Study of gas-phase reactions within the modified Marcus model. II. CH3OH + CH3 → CH2OH + CH4

Abstract

In the framework of the Marcus theoretical model, using the intramolecular reorganization (IMR) method, the kinetics of the CH3OH + CH3 → CH2OH + CH4 reaction was studied over the temperature range of 10–550 K. The electronic activation energy (Ea) was calculated at the UCCSD(T)/6-31+G**//B3LYP/6–31+G** level. The calculation of the reaction rate constant, k, defined as the integral over the distance Q(C⋯C), was carried out on the assumption that for a hydrogen atom in the activated complex (AC) two extreme types of vibrations are possible: isolated vibration in the reagent well (oscillatory model 1, in which all frequencies are identified as real) and vibration in the C⋯H⋯C structure (oscillatory model 2 corresponding to TST). In both cases, the temperature dependence of the rate constant includes nonlinear (80–550 K) and linear (10–80 K) sections.
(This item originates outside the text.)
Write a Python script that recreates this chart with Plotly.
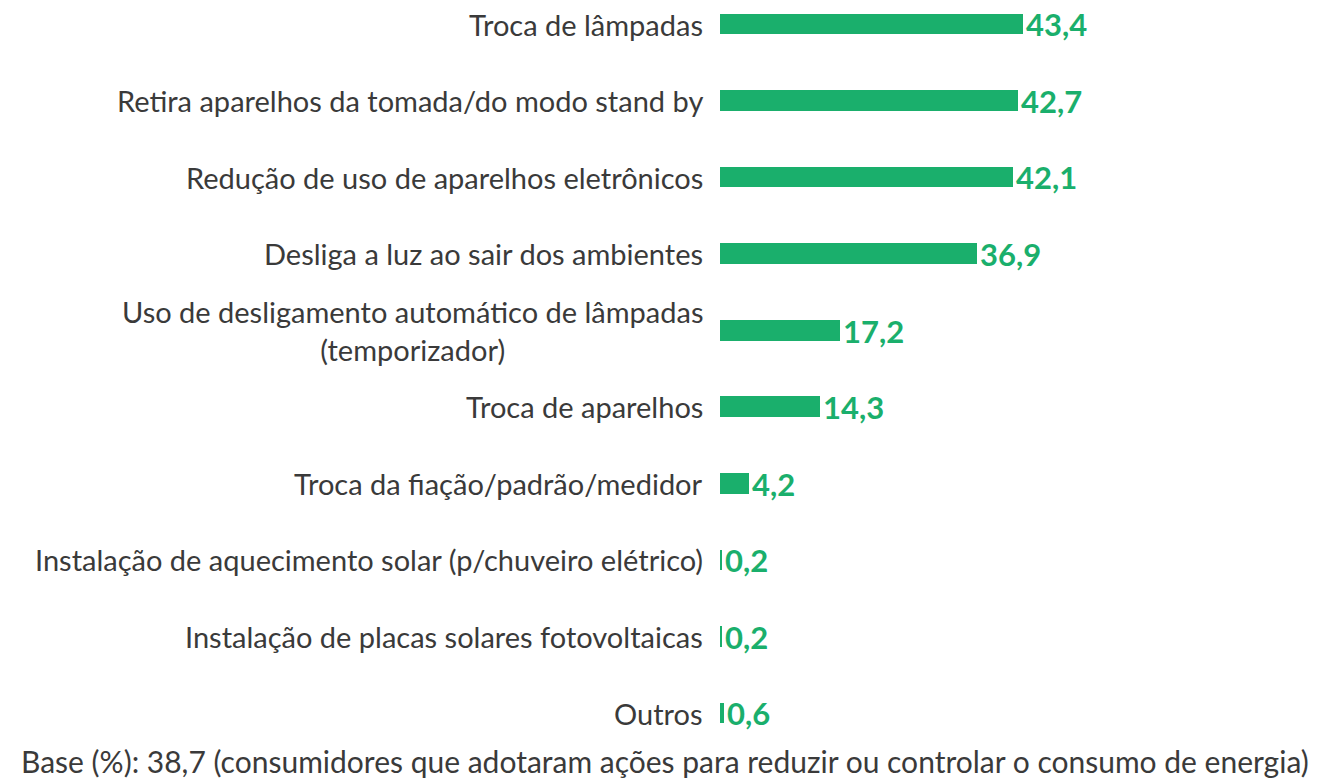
import plotly.graph_objects as go

categories = [
    "Troca de lâmpadas",
    "Retira aparelhos da tomada/do modo stand by",
    "Redução de uso de aparelhos eletrônicos",
    "Desliga a luz ao sair dos ambientes",
    "Uso de desligamento automático de lâmpadas<br>(temporizador)",
    "Troca de aparelhos",
    "Troca da fiação/padrão/medidor",
    "Instalação de aquecimento solar (p/chuveiro elétrico)",
    "Instalação de placas solares fotovoltaicas",
    "Outros",
]
values = [43.4, 42.7, 42.1, 36.9, 17.2, 14.3, 4.2, 0.2, 0.2, 0.6]
value_labels = ["43,4", "42,7", "42,1", "36,9", "17,2", "14,3", "4,2", "0,2", "0,2", "0,6"]
footer = "Base (%): 38,7 (consumidores que adotaram ações para reduzir ou controlar o consumo de energia)"

GREEN = "#1aaf6c"
TEXT = "#3a3a3a"
FONT = "Lato"

idx = list(range(len(categories)))

PLOT_L = 712
PLOT_W = 612

fig = go.Figure()
fig.add_trace(go.Bar(
    y=idx, x=values, orientation="h",
    marker=dict(color=GREEN, line=dict(width=0)),
    width=0.27,
    text=value_labels, textposition="outside", cliponaxis=False,
    constraintext="none",
    textfont=dict(family=FONT, size=31, color=GREEN, weight="bold"),
    hoverinfo="skip",
))

annotations = []
for i, c in zip(idx, categories):
    annotations.append(dict(
        x=0, y=i, xref="x", yref="y", text=c, showarrow=False,
        xanchor="right", yanchor="middle", align="center", xshift=-15,
        font=dict(family=FONT, size=29, color=TEXT),
    ))
annotations.append(dict(
    x=(657 - PLOT_L) / PLOT_W, y=0, xref="paper", yref="paper", yshift=-13,
    text=footer, showarrow=False,
    xanchor="center", yanchor="middle",
    font=dict(family=FONT, size=30, color=TEXT),
))

fig.update_layout(
    width=1324, height=774,
    margin=dict(l=PLOT_L, r=0, t=0, b=34),
    paper_bgcolor="white", plot_bgcolor="white",
    showlegend=False,
    xaxis=dict(range=[0, PLOT_W / 6.97], visible=False, fixedrange=True),
    yaxis=dict(range=[9.457, -0.209], visible=False, fixedrange=True),
    annotations=annotations,
    bargap=0,
)
fig.write_html("out.html")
It is shown that the change in the dependence character is due to the presence of a minimum in the Q - Ea plot. Kinetic data were used to analyse the “temperature plateau” phenomenon, observed for the CH3OH + CH3 reaction in the solid phase. The course of the temperature dependence of this reaction at 10–150 K can be reproduced assuming that the energy of the reagents in the solid phase is close to the average for the effective interval Q of the enthalpy of activation of the gas-phase reaction, ΔHm∗, in a temperature range of 10–40 K. The value of the deuterium KIE for model 1 is ∼104, which is about an order of magnitude higher than the experimental value.